1999 depremlerinin olduğu yer, Sapanca’nın içinden geçen
fayzon kırıldı. Bu iki deprem 3 ay arayla tekrarlanan deprem aslında tek deprem
olarak karşımıza çıkabilirdi. Kuzey Anadolu fayının bu bölgedeki karakteri 1
yıl içerisinde çifte deprem olabiliyor. 1766 yılında çifte deprem var. 1999’da
çifte deprem var. Eğer Kocaeli depremi ve Düzey depremi birlikte olsaydı 17 bin
can kaybından değil de biraz daha farklı bilançodan söz etmek zorunda
kalabilirdik. Belki 7.8 büyüklüğünde bir depremden söz edecektik.”

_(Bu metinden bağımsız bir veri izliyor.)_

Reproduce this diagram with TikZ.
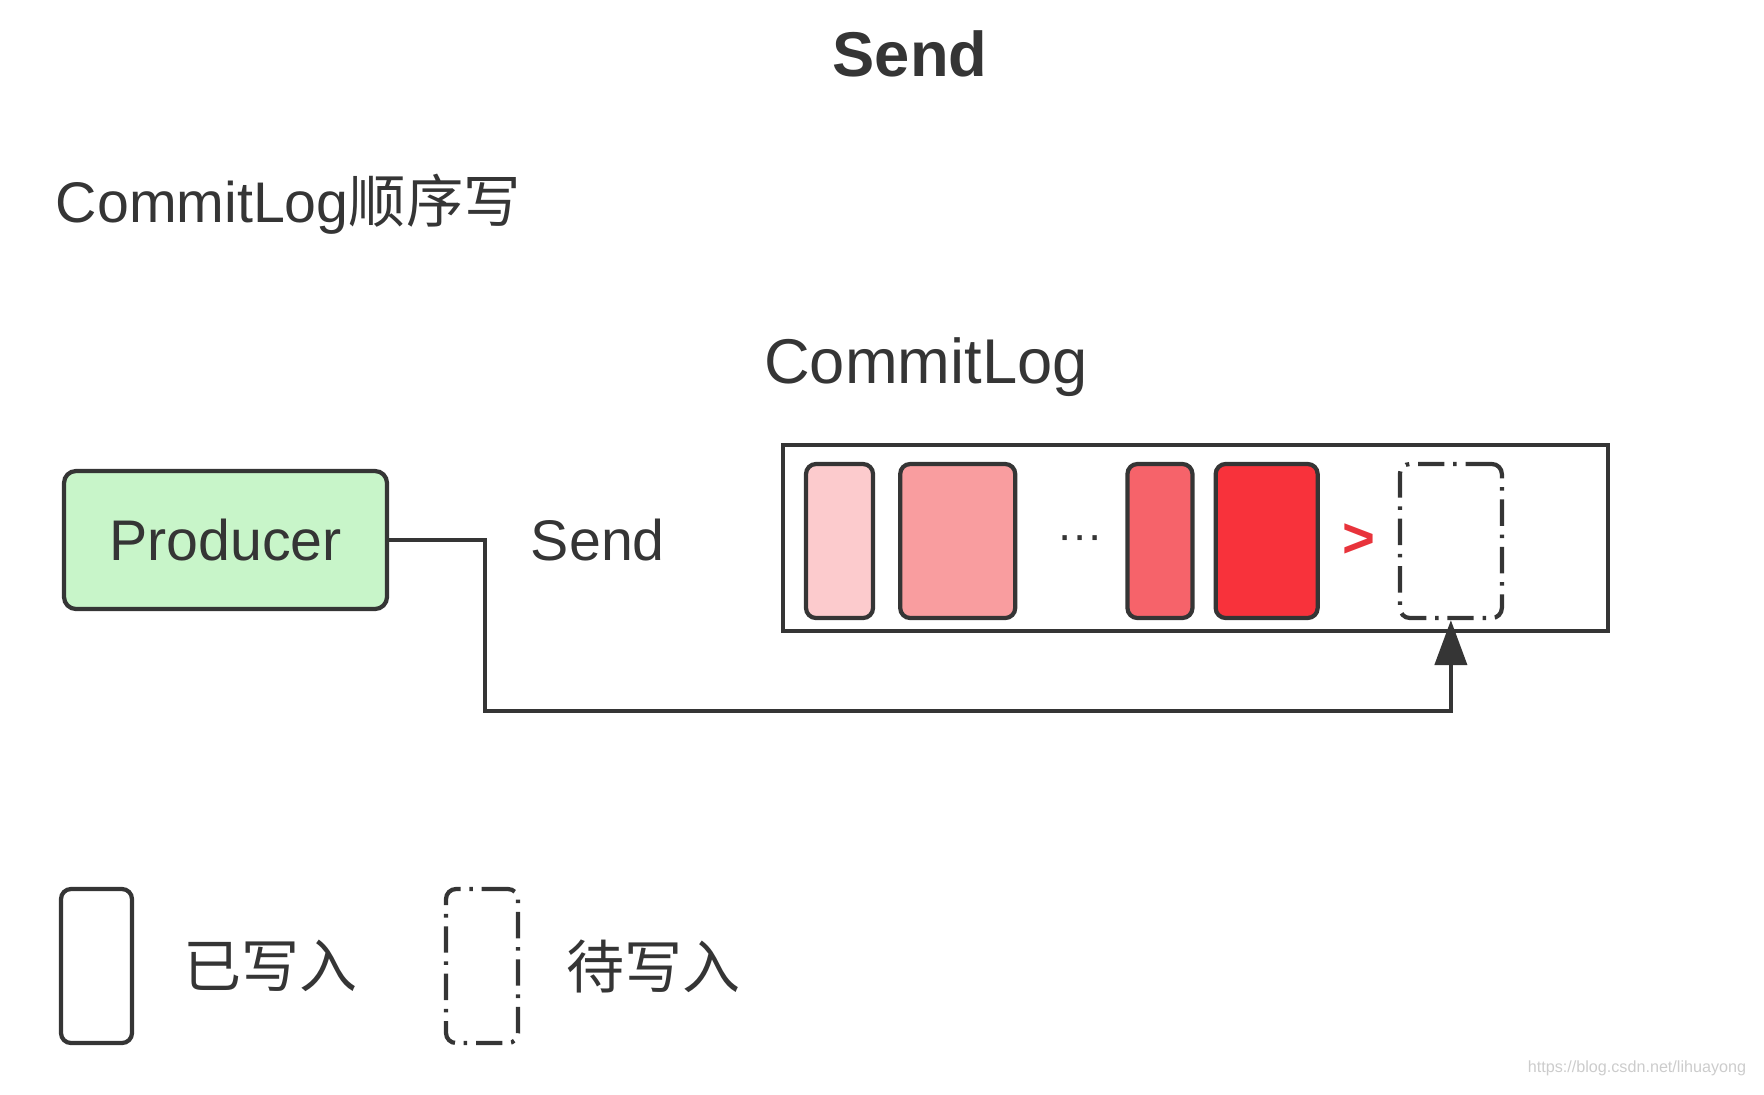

“EN KÖTÜ SENARYOYU DÜŞÜNMEMİZ GEREKİR”
“En kötü senaryoyu düşünmemiz gerekir. Marmara Denizi’nde
Kuzey Anadolu fayı üzerinde olabilecek depremin büyüklüğü 7.5 olarak
düşünülmektedir. Tarihi süreçlerde benzer depremler var. 1766 depremleri oldukça
yüksek. 7.5 büyüklüğündeki depremi bekleyebiliriz. Marmara İstanbul’dan ibaret
değil 30 milyon nüfusa yakın Türkiye’nin önemli kesiminin yaşadığı bölge
burası. Sadece İstanbul’da bile 5 milyon bağımsız birim var. Riskli bina sayısı
300 bin civarında. Önümüzde vahim bir tablo var. En büyük hasarlar kıyı
bölgelerinde olacak.
Nüfus yoğunluğu kıyılarda çok fazla. Kuzeye gittikçe elbette
azalacak bu. Sağlam binalarda ise herhangi bir şey olmama durumu olabilir. Tüm
Marmara’yı kazdık gördük ki tsunaminin izleri var. Tarihsel süreçler içinde
kanıtları da var. Çoğu kayıtlarda bile var. Son 3 bin yılda 35 civarında büyük
tsunami var. 1 metre bile öldürücü derinliktir. Kıyıdan içeri 100 metre girip
geri çekildiğinde büyük bir yıkım yaratabilir. Bu senaryolar yapılmış durumda.”